The nation-state remains the best foundation for capitalism, and hyper-globalisation risks destroying it

Dani Rodrik

is the Ford Foundation professor of international political economy at the John F Kennedy School of Government at Harvard University. He was previously the Albert O Hirschman professor in the school of social science at the Institute for Advanced Study in Princeton (2013-2015) and is president-elect of the International Economic Association. His new book is Straight Talk on Trade: Ideas for a Sane World Economy (Princeton University Press, 2017).

The populist revolt of our day reflects the deep rift that has opened between the worldview of the global intellectual and professional elites, and that of ordinary citizens. These two groups now live in parallel social worlds and orient themselves using different cognitive maps. Yet the intellectual consensus that brought us to this chasm remains intact. Proposed remedies among mainstream thought leaders rarely go beyond an invocation of the problem of inequality, and a bit more focus on compensating the losers.

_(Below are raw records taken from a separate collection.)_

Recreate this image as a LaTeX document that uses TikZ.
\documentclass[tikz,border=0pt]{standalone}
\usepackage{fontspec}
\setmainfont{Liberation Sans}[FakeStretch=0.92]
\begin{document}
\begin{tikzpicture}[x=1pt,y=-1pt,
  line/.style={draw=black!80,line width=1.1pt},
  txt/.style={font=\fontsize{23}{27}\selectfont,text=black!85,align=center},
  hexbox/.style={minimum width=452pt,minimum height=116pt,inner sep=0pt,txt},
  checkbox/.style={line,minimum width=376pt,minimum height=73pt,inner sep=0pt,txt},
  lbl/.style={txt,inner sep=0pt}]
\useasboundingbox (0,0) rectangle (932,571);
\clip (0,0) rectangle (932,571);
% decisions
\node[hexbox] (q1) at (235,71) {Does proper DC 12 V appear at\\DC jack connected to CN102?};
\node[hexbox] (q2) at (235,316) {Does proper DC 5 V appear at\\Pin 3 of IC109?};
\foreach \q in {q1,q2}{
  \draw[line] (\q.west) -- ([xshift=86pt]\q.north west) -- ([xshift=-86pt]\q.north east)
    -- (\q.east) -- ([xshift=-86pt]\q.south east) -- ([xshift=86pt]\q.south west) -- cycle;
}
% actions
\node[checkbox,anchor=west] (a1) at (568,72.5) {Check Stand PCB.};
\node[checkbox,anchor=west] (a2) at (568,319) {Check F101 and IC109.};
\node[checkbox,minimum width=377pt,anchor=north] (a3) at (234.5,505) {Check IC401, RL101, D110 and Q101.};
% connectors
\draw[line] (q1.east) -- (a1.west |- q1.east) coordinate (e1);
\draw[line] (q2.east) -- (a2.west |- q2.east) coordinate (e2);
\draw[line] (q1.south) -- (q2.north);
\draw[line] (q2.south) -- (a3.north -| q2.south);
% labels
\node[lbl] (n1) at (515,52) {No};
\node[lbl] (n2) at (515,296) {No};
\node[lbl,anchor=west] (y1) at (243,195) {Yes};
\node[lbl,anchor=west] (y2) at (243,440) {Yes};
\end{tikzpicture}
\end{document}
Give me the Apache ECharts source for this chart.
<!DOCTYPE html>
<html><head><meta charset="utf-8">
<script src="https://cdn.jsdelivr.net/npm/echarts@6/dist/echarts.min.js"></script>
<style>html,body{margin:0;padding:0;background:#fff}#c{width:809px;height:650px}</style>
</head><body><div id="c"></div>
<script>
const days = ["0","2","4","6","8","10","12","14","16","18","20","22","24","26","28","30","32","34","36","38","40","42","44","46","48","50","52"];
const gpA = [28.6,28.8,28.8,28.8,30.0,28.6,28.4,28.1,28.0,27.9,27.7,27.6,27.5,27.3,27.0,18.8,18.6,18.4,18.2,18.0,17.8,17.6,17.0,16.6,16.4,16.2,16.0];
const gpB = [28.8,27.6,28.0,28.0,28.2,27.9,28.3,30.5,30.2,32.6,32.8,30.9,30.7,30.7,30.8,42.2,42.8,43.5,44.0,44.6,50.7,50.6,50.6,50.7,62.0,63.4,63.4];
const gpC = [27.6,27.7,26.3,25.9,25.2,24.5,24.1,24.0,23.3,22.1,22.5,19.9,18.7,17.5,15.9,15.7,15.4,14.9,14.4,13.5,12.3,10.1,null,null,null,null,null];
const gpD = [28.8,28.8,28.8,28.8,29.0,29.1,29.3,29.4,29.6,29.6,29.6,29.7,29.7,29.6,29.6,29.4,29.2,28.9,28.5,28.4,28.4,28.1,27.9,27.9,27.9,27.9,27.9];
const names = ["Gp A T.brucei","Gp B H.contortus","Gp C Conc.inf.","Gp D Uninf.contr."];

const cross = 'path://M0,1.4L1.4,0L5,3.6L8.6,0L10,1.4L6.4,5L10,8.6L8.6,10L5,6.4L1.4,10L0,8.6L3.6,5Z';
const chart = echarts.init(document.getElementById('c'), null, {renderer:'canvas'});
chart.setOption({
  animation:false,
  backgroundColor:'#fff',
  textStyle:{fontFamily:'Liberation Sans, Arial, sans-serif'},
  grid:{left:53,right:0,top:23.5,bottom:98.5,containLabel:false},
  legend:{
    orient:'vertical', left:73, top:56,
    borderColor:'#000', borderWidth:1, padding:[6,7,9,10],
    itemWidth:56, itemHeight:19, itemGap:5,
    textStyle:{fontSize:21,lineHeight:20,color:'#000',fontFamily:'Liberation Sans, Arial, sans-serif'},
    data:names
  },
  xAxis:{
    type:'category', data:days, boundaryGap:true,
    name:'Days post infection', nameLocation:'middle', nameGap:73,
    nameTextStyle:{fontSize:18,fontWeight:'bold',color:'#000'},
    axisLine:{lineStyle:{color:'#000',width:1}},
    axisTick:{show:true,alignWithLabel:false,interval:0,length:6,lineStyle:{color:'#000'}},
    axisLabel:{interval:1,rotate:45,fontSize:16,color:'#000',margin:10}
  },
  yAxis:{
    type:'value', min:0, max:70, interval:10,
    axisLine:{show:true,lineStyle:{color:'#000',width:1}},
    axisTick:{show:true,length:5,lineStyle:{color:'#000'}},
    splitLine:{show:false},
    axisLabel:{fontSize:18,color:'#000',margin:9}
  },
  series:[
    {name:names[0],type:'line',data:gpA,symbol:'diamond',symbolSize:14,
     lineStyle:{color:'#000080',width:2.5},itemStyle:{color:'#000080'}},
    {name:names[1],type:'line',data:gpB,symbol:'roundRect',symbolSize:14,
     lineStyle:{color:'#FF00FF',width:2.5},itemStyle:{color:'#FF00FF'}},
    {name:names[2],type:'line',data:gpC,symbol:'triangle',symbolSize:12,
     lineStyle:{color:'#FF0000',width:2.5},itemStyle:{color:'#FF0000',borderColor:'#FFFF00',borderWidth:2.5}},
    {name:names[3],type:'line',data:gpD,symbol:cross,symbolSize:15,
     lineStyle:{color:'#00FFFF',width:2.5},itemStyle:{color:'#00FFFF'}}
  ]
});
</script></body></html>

But the problem lies deeper, in elites’ attachment to a globalist mindset that underplays and weakens the nation-state. Without a shift, we might find not only our open global economy, but also our liberal, democratic order swept away by the backlash wrought by the blind spots and excesses of this mindset.

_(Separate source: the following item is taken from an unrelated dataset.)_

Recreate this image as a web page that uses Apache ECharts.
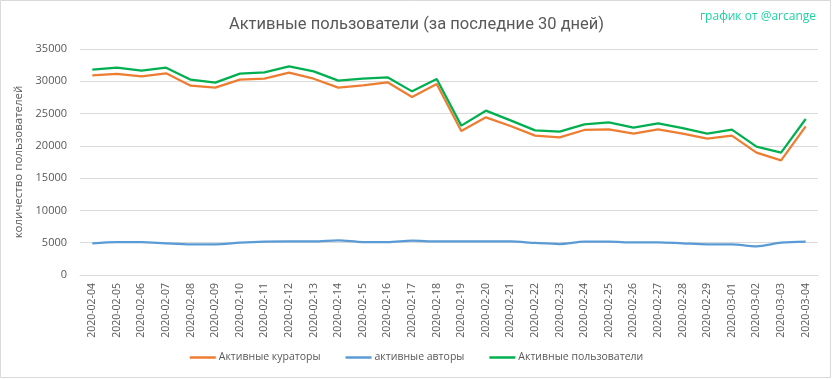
<!DOCTYPE html>
<html>
<head>
<meta charset="utf-8">
<script src="https://cdn.jsdelivr.net/npm/echarts@6/dist/echarts.min.js"></script>
<style>html,body{margin:0;padding:0;background:#fff}#c{width:833px;height:379px}</style>
</head>
<body>
<div id="c"></div>
<script>
const categories = ["2020-02-04","2020-02-05","2020-02-06","2020-02-07","2020-02-08","2020-02-09","2020-02-10","2020-02-11","2020-02-12","2020-02-13","2020-02-14","2020-02-15","2020-02-16","2020-02-17","2020-02-18","2020-02-19","2020-02-20","2020-02-21","2020-02-22","2020-02-23","2020-02-24","2020-02-25","2020-02-26","2020-02-27","2020-02-28","2020-02-29","2020-03-01","2020-03-02","2020-03-03","2020-03-04"];
const curators = [30920,31130,30770,31230,29320,29010,30250,30400,31330,30400,29010,29370,29840,27570,29580,22300,24420,23070,21580,21320,22460,22560,21890,22560,21890,21110,21580,18950,17760,23020];
const authors = [4900,5110,5100,4900,4750,4750,5000,5160,5210,5210,5370,5110,5110,5320,5210,5210,5210,5210,4960,4800,5160,5160,5060,5060,4900,4750,4750,4440,5000,5160];
const users = [31800,32110,31640,32110,30250,29790,31180,31390,32310,31540,30100,30400,30610,28440,30350,23130,25450,23950,22400,22200,23330,23640,22820,23490,22760,21890,22510,19870,18950,24160];
const seriesNames = ["Активные кураторы","активные авторы","Активные пользователи"];
const titleText = "Активные пользователи (за последние 30 дней)";
const creditText = "график от @arcange";
const yAxisName = "количество пользователей";

const chart = echarts.init(document.getElementById('c'), null, {renderer:'canvas'});
const txt = '#595959';
chart.setOption({
  animation:false,
  backgroundColor:'#fff',
  graphic:[{type:'rect',shape:{x:0.5,y:0.5,width:830,height:377},style:{fill:'none',stroke:'#D9D9D9',lineWidth:1}}],
  title:[
    {text:titleText,left:'center',top:11,textStyle:{fontFamily:'Roboto, sans-serif',fontSize:16.5,fontWeight:'normal',color:txt}},
    {text:creditText,right:12,top:6,textStyle:{fontFamily:'Open Sans, sans-serif',fontSize:12,fontWeight:'normal',color:'#1DD3A0'}}
  ],
  legend:{
    bottom:11,left:'center',icon:'rect',itemWidth:26,itemHeight:2.5,itemGap:25,
    textStyle:{fontFamily:'Open Sans, sans-serif',fontSize:10.5,color:txt,padding:[0,0,0,-2]},
    data:seriesNames
  },
  grid:{left:80,right:15,top:49,bottom:104,containLabel:false},
  xAxis:{
    type:'category',data:categories,boundaryGap:true,
    axisLine:{lineStyle:{color:'#D9D9D9'}},axisTick:{show:false},
    axisLabel:{rotate:90,color:txt,fontFamily:'Open Sans, sans-serif',fontSize:10.5,interval:0,margin:8}
  },
  yAxis:{
    type:'value',min:0,max:35000,interval:5000,
    name:yAxisName,nameLocation:'middle',nameGap:45,
    nameTextStyle:{color:txt,fontFamily:'Open Sans, sans-serif',fontSize:11.5},
    axisLine:{show:false},axisTick:{show:false},
    axisLabel:{color:txt,fontFamily:'Open Sans, sans-serif',fontSize:11,margin:13,formatter:function(v){return String(v);}},
    splitLine:{lineStyle:{color:'#D9D9D9'}}
  },
  series:[
    {name:seriesNames[0],type:'line',data:curators,symbol:'none',lineStyle:{color:'#ED7D31',width:2.25},itemStyle:{color:'#ED7D31'}},
    {name:seriesNames[1],type:'line',data:authors,symbol:'none',smooth:0.3,lineStyle:{color:'#5B9BD5',width:2.25},itemStyle:{color:'#5B9BD5'}},
    {name:seriesNames[2],type:'line',data:users,symbol:'none',lineStyle:{color:'#00B050',width:2.25},itemStyle:{color:'#00B050'}}
  ]
});
</script>
</body>
</html>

Among the intelligentsia, the nation-state finds few advocates. Most often, it is regarded as ineffectual – morally irrelevant, or even reactionary – in the face of the challenges posed by globalisation. Economists and centrist politicians tend to view globalism’s recent setbacks as regrettable, fuelled by populist and nativist politicians who managed to capitalise on the grievances of those who feel they have been left behind and deserted by the globalist elites. Last October, the British prime minister Theresa May ignited an outcry when she disparaged the idea of global citizenship. ‘If you believe you’re a citizen of the world,’ she said, ‘you’re a citizen of nowhere.’ …

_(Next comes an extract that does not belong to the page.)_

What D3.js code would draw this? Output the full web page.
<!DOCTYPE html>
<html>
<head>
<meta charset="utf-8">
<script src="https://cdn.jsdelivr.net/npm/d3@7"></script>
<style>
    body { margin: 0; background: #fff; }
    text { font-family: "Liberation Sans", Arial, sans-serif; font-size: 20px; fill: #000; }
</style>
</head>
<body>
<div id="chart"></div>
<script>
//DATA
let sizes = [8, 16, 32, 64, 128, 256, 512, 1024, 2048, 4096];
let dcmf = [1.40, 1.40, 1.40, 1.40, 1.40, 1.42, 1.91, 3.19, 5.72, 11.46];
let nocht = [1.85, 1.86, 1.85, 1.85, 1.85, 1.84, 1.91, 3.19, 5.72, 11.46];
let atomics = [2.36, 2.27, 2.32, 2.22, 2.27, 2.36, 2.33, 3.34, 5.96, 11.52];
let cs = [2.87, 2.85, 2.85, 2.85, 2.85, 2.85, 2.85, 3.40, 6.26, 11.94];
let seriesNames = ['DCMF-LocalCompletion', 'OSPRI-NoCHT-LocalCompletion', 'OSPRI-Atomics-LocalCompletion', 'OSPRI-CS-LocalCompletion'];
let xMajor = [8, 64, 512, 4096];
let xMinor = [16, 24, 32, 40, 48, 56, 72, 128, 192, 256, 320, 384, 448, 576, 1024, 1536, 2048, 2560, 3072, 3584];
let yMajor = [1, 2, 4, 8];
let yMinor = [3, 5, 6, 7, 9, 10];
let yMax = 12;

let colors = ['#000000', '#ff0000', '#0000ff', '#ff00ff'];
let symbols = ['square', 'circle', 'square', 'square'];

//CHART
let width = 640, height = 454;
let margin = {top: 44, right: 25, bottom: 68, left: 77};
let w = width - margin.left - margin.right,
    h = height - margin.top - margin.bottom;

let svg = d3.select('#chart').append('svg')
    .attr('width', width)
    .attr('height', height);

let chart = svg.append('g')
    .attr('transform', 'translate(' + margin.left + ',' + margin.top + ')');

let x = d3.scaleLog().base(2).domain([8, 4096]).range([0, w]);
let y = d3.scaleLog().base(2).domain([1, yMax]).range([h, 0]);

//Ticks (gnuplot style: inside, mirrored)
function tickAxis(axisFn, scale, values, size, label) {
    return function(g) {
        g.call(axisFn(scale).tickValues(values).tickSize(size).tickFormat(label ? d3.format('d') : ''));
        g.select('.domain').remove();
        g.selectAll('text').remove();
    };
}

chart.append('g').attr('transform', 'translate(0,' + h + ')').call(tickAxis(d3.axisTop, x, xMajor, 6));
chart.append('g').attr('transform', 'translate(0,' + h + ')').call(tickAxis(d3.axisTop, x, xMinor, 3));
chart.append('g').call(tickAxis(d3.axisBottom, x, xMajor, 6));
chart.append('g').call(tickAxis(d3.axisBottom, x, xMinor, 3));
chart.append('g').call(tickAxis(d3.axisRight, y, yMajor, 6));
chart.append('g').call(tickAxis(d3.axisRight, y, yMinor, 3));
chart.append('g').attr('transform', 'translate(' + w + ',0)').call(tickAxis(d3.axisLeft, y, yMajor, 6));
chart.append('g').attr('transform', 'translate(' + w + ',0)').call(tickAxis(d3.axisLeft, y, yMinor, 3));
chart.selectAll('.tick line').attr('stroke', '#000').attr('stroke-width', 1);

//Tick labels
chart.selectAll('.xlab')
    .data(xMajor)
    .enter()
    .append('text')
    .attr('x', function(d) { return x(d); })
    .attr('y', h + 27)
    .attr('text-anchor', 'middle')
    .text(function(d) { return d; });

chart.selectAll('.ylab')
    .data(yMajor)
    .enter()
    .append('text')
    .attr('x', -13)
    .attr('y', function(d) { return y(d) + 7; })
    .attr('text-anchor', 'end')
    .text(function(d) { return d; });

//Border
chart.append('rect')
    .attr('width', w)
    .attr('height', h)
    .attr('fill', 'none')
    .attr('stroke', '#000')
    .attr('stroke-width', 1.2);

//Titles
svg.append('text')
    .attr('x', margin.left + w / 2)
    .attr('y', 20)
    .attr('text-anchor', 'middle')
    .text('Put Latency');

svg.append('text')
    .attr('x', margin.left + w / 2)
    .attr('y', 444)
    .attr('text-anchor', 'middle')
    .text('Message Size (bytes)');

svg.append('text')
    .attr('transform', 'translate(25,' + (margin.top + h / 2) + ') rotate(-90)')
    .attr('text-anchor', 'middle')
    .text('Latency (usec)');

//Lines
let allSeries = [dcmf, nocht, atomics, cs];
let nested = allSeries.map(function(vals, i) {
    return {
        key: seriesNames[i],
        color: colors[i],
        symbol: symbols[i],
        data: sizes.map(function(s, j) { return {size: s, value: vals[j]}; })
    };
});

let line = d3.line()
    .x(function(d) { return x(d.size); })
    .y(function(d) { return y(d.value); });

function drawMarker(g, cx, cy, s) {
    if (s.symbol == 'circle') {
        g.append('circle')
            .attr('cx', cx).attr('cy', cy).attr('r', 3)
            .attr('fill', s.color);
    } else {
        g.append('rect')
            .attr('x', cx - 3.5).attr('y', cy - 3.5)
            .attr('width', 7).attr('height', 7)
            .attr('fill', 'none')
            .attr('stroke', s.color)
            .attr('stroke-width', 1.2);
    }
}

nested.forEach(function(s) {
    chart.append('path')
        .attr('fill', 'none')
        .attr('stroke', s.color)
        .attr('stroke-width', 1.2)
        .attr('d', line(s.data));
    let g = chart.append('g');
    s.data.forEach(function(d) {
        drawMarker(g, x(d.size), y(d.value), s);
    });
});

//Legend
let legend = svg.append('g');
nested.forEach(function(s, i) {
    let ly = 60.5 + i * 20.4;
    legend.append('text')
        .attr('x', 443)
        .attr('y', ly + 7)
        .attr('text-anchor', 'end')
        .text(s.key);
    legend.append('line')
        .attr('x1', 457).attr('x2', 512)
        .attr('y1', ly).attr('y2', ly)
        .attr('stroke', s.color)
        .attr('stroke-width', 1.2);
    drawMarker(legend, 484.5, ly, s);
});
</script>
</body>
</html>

Historically, the nation-state has been closely associated with economic, social and political progress. It has curbed internecine violence, expanded networks of solidarity beyond the local, spurred mass markets and industrialisation, enabled the mobilisation of human and financial resources, and fostered the spread of representative political institutions. Failed nation-states usually bring economic decline and civil war. Among intellectuals, the nation-state’s fall from grace is in part a consequence of its achievements. For residents of stable and prosperous countries, the nation-state’s vital role has become easy to overlook.

The world more or less has reached the “broad, sunlit uplands” that Churchill talked about in his “finest hour” speech in 1940. Advanced countries don’t go to war with each other anymore, obesity is becoming more of a problem than hunger, and so forth. It would be stupid to take the system of nationalism under which this has been achieved and blow it up out of boredom and malice.